# Sharp LCD TV Button Board ? HELP PLZ ?



## 72083 (Jul 18, 2005)

Hey, I just turned on my mini Sharp LCD TV today (Model: lc-10a3u-s) and I noticed the buttons on top didn't work. They simply didn't click. Now I opened up the TV thinking someone just spilled soda or something on it to find, all my buttons sticking and not releasing. By the way im not talking about the plastic buttons that are visible from outside, I am talking about the actual soldered buttons that are on the button board. So here is what I found : 














































And here is a video of my comparing an uncessfull click, and a regular working click : https://www.putfile.com/media.php?n=Video-104292

Can someone please tell me how to fix this problem, or if not fix to somehow find a replacment button board for this model or if not that find the seperate buttons and desolder the old ones and solder these on. Please help me because I don't want this 500$ TV to go to waste, without any buttons. 

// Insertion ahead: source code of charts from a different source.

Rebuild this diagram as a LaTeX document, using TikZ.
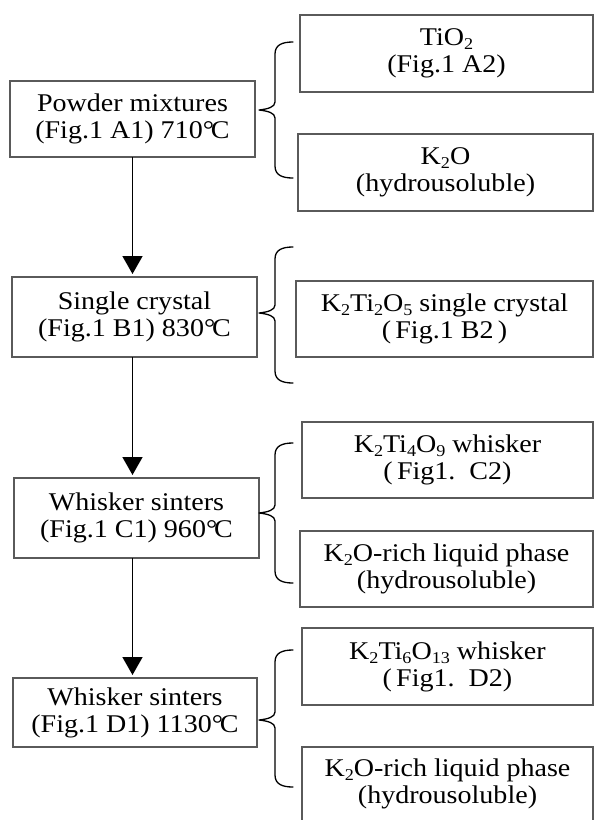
\documentclass[tikz,border=0pt]{standalone}
\usepackage{fontspec}
\setmainfont{Liberation Serif}[FakeStretch=1.1]
\usetikzlibrary{arrows.meta}
\newcommand\sbs[1]{\raisebox{-0.35ex}{\fontsize{16.5}{16.5}\selectfont #1}}
\newcommand\degc{°\kern-0.12em C}
\newcommand\curly[3]{\draw[bracestyle] (293,#1) .. controls (282,#1) and (275,#1+3) .. (275,#1+12) -- (275,#2-8) .. controls (275,#2-3) and (268,#2-1) .. (259,#2) .. controls (268,#2+1) and (275,#2+3) .. (275,#2+8) -- (275,#3-12) .. controls (275,#3-3) and (282,#3) .. (293,#3);}
\definecolor{boxgray}{HTML}{5A5A5A}
\tikzset{
  box/.style={draw=boxgray, line width=1.2pt, inner sep=0pt, outer sep=0pt, align=center,
    font=\fontsize{25.5}{27}\selectfont},
  txt/.style={inner sep=0pt, align=center, font=\fontsize{25.5}{27}\selectfont},
  flow/.style={line width=1.6pt, -{Triangle[length=18pt,width=20pt]}, shorten >=3pt},
  bracestyle/.style={line width=1.3pt, line cap=round, line join=round}
}
\begin{document}
\begin{tikzpicture}[x=1pt,y=-1pt]
\useasboundingbox (0,0) rectangle (596,820);
% left column
\node[box, minimum width=245pt, minimum height=76pt] (a1) at (132.5,119) {Powder mixtures\\(Fig.1 A1) 710\degc};
\node[box, minimum width=245pt, minimum height=80pt] (b1) at (134.5,317) {Single crystal\\(Fig.1 B1) 830\degc};
\node[box, minimum width=245pt, minimum height=80pt] (c1) at (136.5,518) {Whisker sinters\\(Fig.1 C1) 960\degc};
\node[box, minimum width=244pt, minimum height=69pt] (d1) at (135,712.5) {Whisker sinters\\(Fig.1 D1) 1130\degc};
% right column
\node[box, minimum width=293pt, minimum height=77pt] (a2) at (446.5,53.5) {TiO\sbs{2}\\(Fig.1 A2)};
\node[box, minimum width=295pt, minimum height=77pt] (a3) at (445.5,172.5) {K\sbs{2}O\\(hydrousoluble)};
\node[box, minimum width=297pt, minimum height=76pt] (b2) at (444.5,319) {K\sbs{2}Ti\sbs{2}O\sbs{5} single crystal\\(\,Fig.1 B2\,)};
\node[box, minimum width=291pt, minimum height=76pt] (c2) at (447.5,460) {K\sbs{2}Ti\sbs{4}O\sbs{9} whisker\\(\,Fig1.\ \ C2)};
\node[box, minimum width=293pt, minimum height=76pt] (c3) at (446.5,569) {K\sbs{2}O-rich liquid phase\\(hydrousoluble)};
\node[box, minimum width=291pt, minimum height=77pt] (d2) at (447.5,666.5) {K\sbs{2}Ti\sbs{6}O\sbs{13} whisker\\(\,Fig1.\ \ D2)};
\coordinate (d3tl) at (302,747);
\coordinate (d3tr) at (593,747);
\draw[draw=boxgray, line width=1.2pt] (d3tl |- 0,825) -- (d3tl) -- (d3tr) -- (d3tr |- 0,825);
\node[txt] (d3) at (447.5,784) {K\sbs{2}O-rich liquid phase\\(hydrousoluble)};
% flow arrows
\draw[flow] (a1.south) -- (a1.south |- b1.north);
\draw[flow] (a1.south |- b1.south) -- (a1.south |- c1.north);
\draw[flow] (a1.south |- c1.south) -- (a1.south |- d1.north);
% braces
\curly{42}{110}{178}
\curly{247}{313}{383}
\curly{443}{513}{583}
\curly{650}{720}{787}
\end{tikzpicture}
\end{document}
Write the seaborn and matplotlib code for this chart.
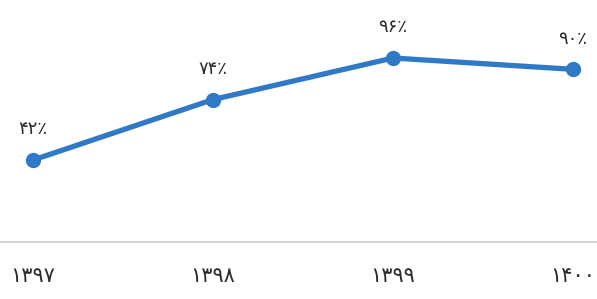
import matplotlib
matplotlib.use("Agg")
import matplotlib.pyplot as plt
import pandas as pd
import seaborn as sns

years = ["۱۳۹۷", "۱۳۹۸", "۱۳۹۹", "۱۴۰۰"]
values = [42, 74, 96, 90]
value_labels = ["۴۲٪", "۷۴٪", "۹۶٪", "۹۰٪"]

sns.set_style("white")
plt.rcParams["font.family"] = ["DejaVu Sans", "Noto Sans"]

df = pd.DataFrame({"pos": range(len(years)), "value": values})

fig = plt.figure(figsize=(5.97, 2.99), dpi=100)
ax = fig.add_axes([0, 0.1906, 1, 0.8094])

blue = "#3079c6"
sns.lineplot(data=df, x="pos", y="value", ax=ax, color=blue, linewidth=3.8,
             marker="o", markersize=11, markeredgewidth=0, zorder=3)

for x, y, lab in zip(df["pos"], df["value"], value_labels):
    ax.annotate(lab, (x, y), xytext=(0, 22), textcoords="offset points",
                ha="center", va="center", fontsize=13, color="#2a2a2a")

ax.set_xlim(-33 / 180, 3 + 24 / 180)
ax.set_ylim(-1.4, 126.7)
ax.set_xticks(df["pos"])
ax.set_xticklabels(years, fontsize=15, color="#2a2a2a")
ax.tick_params(axis="x", length=0, pad=17)
ax.set_yticks([])
ax.set_xlabel("")
ax.set_ylabel("")
for s in ["top", "left", "right"]:
    ax.spines[s].set_visible(False)
ax.spines["bottom"].set_color("#cccccc")
ax.spines["bottom"].set_linewidth(1.2)

fig.savefig("out.png", dpi=100, facecolor="white")
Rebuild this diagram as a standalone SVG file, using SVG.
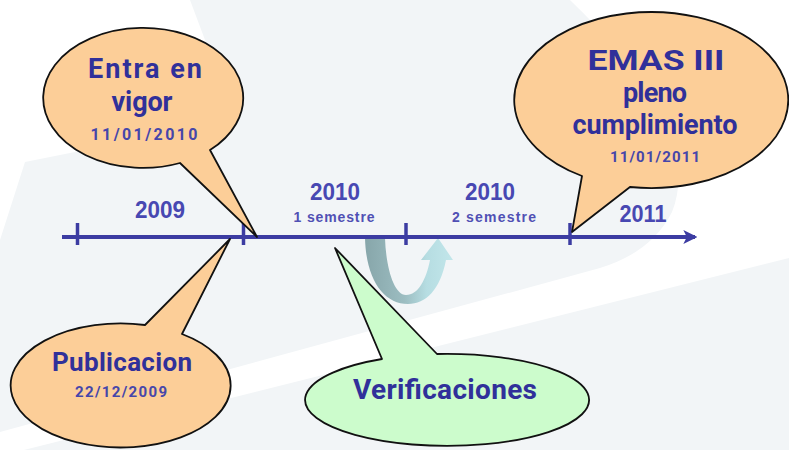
<svg xmlns="http://www.w3.org/2000/svg" width="789" height="450" viewBox="0 0 789 450">
  <defs>
    <style>
      .bg { fill: #f2f5f7; }
      .balloon { stroke: #111; stroke-width: 1.8; stroke-linejoin: round; }
      .peach { fill: #fcce98; }
      .green { fill: #ccfccc; }
      .bt { font-family: Roboto, "Liberation Sans", sans-serif; font-weight: bold; fill: #30309a; text-anchor: middle; }
      .date { font-family: Roboto, "Liberation Sans", sans-serif; font-weight: bold; fill: #4646aa; text-anchor: middle; }
      .year { font-family: "Liberation Sans", Arial, sans-serif; font-weight: bold; fill: #4848b2; text-anchor: middle; }
      .sem { font-family: "Liberation Sans", Arial, sans-serif; font-weight: bold; fill: #5050b4; text-anchor: middle; }
      .axis { stroke: #3c3ca2; stroke-width: 4; fill: none; }
      .tick { stroke: #3c3ca2; stroke-width: 3.5; }
    </style>
    <marker id="arrowEnd" viewBox="0 0 12 12" refX="10" refY="6" markerUnits="userSpaceOnUse" markerWidth="14" markerHeight="14" orient="auto">
      <path d="M0,0 L12,6 L0,12 L3,6 Z" fill="#3c3ca2"/>
    </marker>
    <linearGradient id="uturn" x1="365" y1="0" x2="453" y2="0" gradientUnits="userSpaceOnUse">
      <stop offset="0" stop-color="#87a6aa"/>
      <stop offset="0.45" stop-color="#9cbdc1"/>
      <stop offset="0.7" stop-color="#b6dde2"/>
      <stop offset="1" stop-color="#c2e6ea"/>
    </linearGradient>
  </defs>

  <!-- background -->
  <rect width="789" height="450" fill="#ffffff"/>
  <path class="bg" d="M190,0 L570,0 Q705,130 672,212 Q652,252 600,268 L0,432 L0,240 L25,162 L235,120 Z"/>
  <path class="bg" d="M0,456 L789,258 L789,450 Z"/>

  <!-- connectors: timeline and turn arrow -->
  <g id="connectors">
    <path id="uturn-arrow" d="M365,238 L385,238 C386,268 394,295 406,295 C418,295 426,280 430,260 L421,260 L438,238 L453,260 L446,260 C440,290 426,304 408,304 C384,304 366,280 365,238 Z" fill="url(#uturn)"/>
    <line class="axis" x1="62" y1="237" x2="695" y2="237" marker-end="url(#arrowEnd)"/>
    <line class="tick" x1="77.5" y1="223" x2="77.5" y2="245"/>
    <line class="tick" x1="243.5" y1="223" x2="243.5" y2="245"/>
    <line class="tick" x1="406" y1="223" x2="406" y2="245"/>
    <line class="tick" x1="570" y1="223" x2="570" y2="245"/>
  </g>

  <!-- period labels -->
  <g id="label-2009">
    <text class="year" x="160" y="218" font-size="23" textLength="50" lengthAdjust="spacingAndGlyphs">2009</text>
  </g>
  <g id="label-2010-1">
    <text class="year" x="335" y="200" font-size="23" textLength="50" lengthAdjust="spacingAndGlyphs">2010</text>
    <text class="sem" x="334" y="222" font-size="14" textLength="81">1 semestre</text>
  </g>
  <g id="label-2010-2">
    <text class="year" x="490" y="200" font-size="23" textLength="50" lengthAdjust="spacingAndGlyphs">2010</text>
    <text class="sem" x="494" y="222" font-size="14" textLength="84">2 semestre</text>
  </g>
  <g id="label-2011">
    <text class="year" x="643" y="222" font-size="23" textLength="47" lengthAdjust="spacingAndGlyphs">2011</text>
  </g>

  <!-- balloons -->
  <g id="node-entra">
    <path class="balloon peach" d="M180,163 A100,70 0 1 1 210,150 L257,237 Z"/>
    <text class="bt" x="145" y="78" font-size="27" textLength="114">Entra en</text>
    <text class="bt" x="142" y="111" font-size="27" textLength="61">vigor</text>
    <text class="date" x="144" y="140" font-size="16" textLength="107">11/01/2010</text>
  </g>

  <g id="node-emas">
    <path class="balloon peach" d="M582,176 A137,88 0 1 1 630,187 L572,232 Z"/>
    <text class="bt" x="656" y="70" font-size="28" textLength="137" lengthAdjust="spacingAndGlyphs">EMAS III</text>
    <text class="bt" x="655" y="102" font-size="27" textLength="64">pleno</text>
    <text class="bt" x="655" y="134" font-size="27" textLength="165">cumplimiento</text>
    <text class="date" x="655" y="162" font-size="15" textLength="90">11/01/2011</text>
  </g>

  <g id="node-publicacion">
    <path class="balloon peach" d="M182,334 A110,62 0 1 1 145,325 L230,239 Z"/>
    <text class="bt" x="122" y="371" font-size="26" textLength="140">Publicacion</text>
    <text class="date" x="121" y="397" font-size="15" textLength="92">22/12/2009</text>
  </g>

  <g id="node-verificaciones">
    <path class="balloon green" d="M437,354 A142,46 0 1 1 382,359 L335,248 Z"/>
    <text class="bt" x="445" y="399" font-size="28" textLength="184">Verificaciones</text>
  </g>
</svg>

PS: If more information is needed just ask, thanks!


----------



## Raggedtoad (Mar 13, 2005)

Well, personally, I think you might be in the wrong place. I only say this because most people here have a lot of computer experience, but not a whole lot of practical electronic experience. I would have recommended trying to get the warranty to fix the TV (as it would fix something like that) or returning it to the place you bought it, but apparently you took the liberty of taking it apart already. This voids the warranty, but if you can put it back together without anybody knowing the difference, you should still be able to get it fixed under the warranty. So, talk to Sharp. Good luck!


----------